Write out the material exactly, without any of its pictures.
##########
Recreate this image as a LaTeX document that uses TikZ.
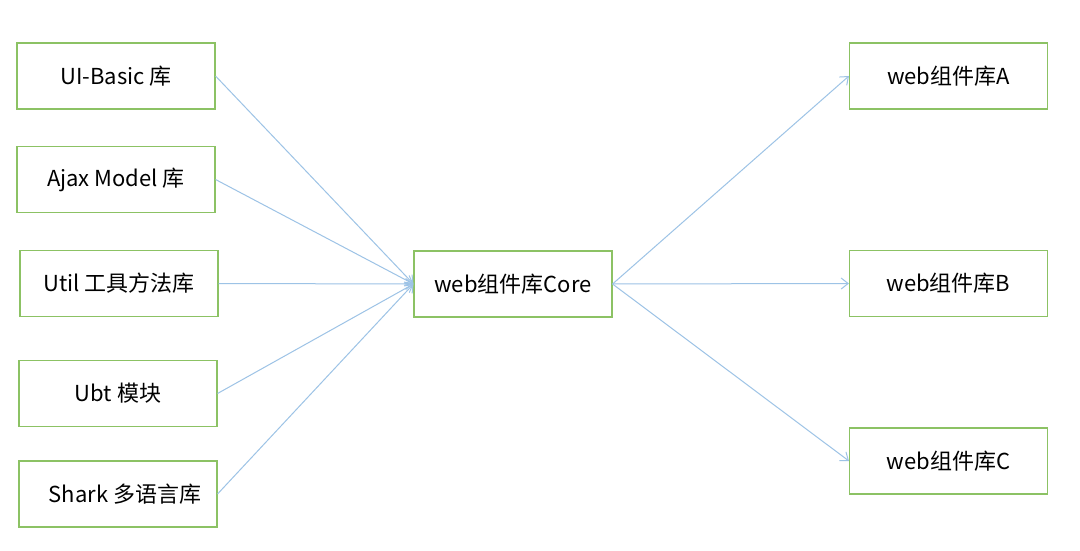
\documentclass[tikz,border=0pt]{standalone}
\usepackage{fontspec}
\setmainfont{Noto Sans CJK SC}
\usetikzlibrary{arrows.meta}
\definecolor{boxgreen}{RGB}{140,194,100}
\definecolor{arrowblue}{RGB}{157,195,230}
\begin{document}
\begin{tikzpicture}[x=1pt,y=-1pt,
  box/.style={draw=boxgreen, line width=1.1pt, minimum width=198pt, minimum height=66pt, inner sep=0pt, font=\fontsize{22}{24}\selectfont, text=black},
  conn/.style={draw=arrowblue, line width=1pt, -{Straight Barb[length=7pt,width=11pt]}}]
\useasboundingbox[fill=white] (0,0) rectangle (1080,551);
\node[box] (ui) at (116,76) {UI-Basic 库};
\node[box] (ajax) at (116,179.5) {Ajax Model 库};
\node[box] (util) at (119,283.5) {Util 工具方法库};
\node[box] (ubt) at (118,393.5) {Ubt 模块};
\node[box] (shark) at (118,494) {\hspace*{14pt}Shark 多语言库};
\node[box] (core) at (513,284) {web组件库Core};
\node[box] (a) at (948.5,76) {web组件库A};
\node[box] (b) at (948.5,283.5) {web组件库B};
\node[box] (c) at (948.5,461) {web组件库C};
\foreach \s in {ui,ajax,util,ubt,shark}
  \draw[conn] (\s.east) -- (core.west);
\foreach \t in {a,b,c}
  \draw[conn] (core.east) -- (\t.west);
\end{tikzpicture}
\end{document}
##########
## COMPLETED TASK
Recreate this image as a LaTeX document that uses TikZ.
\documentclass[tikz,border=0pt]{standalone}
\usepackage{fontspec}
\setmainfont{Noto Sans CJK SC}
\usetikzlibrary{arrows.meta}
\definecolor{boxgreen}{RGB}{140,194,100}
\definecolor{arrowblue}{RGB}{157,195,230}
\begin{document}
\begin{tikzpicture}[x=1pt,y=-1pt,
  box/.style={draw=boxgreen, line width=1.1pt, minimum width=198pt, minimum height=66pt, inner sep=0pt, font=\fontsize{22}{24}\selectfont, text=black},
  conn/.style={draw=arrowblue, line width=1pt, -{Straight Barb[length=7pt,width=11pt]}}]
\useasboundingbox[fill=white] (0,0) rectangle (1080,551);
\node[box] (ui) at (116,76) {UI-Basic 库};
\node[box] (ajax) at (116,179.5) {Ajax Model 库};
\node[box] (util) at (119,283.5) {Util 工具方法库};
\node[box] (ubt) at (118,393.5) {Ubt 模块};
\node[box] (shark) at (118,494) {\hspace*{14pt}Shark 多语言库};
\node[box] (core) at (513,284) {web组件库Core};
\node[box] (a) at (948.5,76) {web组件库A};
\node[box] (b) at (948.5,283.5) {web组件库B};
\node[box] (c) at (948.5,461) {web组件库C};
\foreach \s in {ui,ajax,util,ubt,shark}
  \draw[conn] (\s.east) -- (core.west);
\foreach \t in {a,b,c}
  \draw[conn] (core.east) -- (\t.west);
\end{tikzpicture}
\end{document}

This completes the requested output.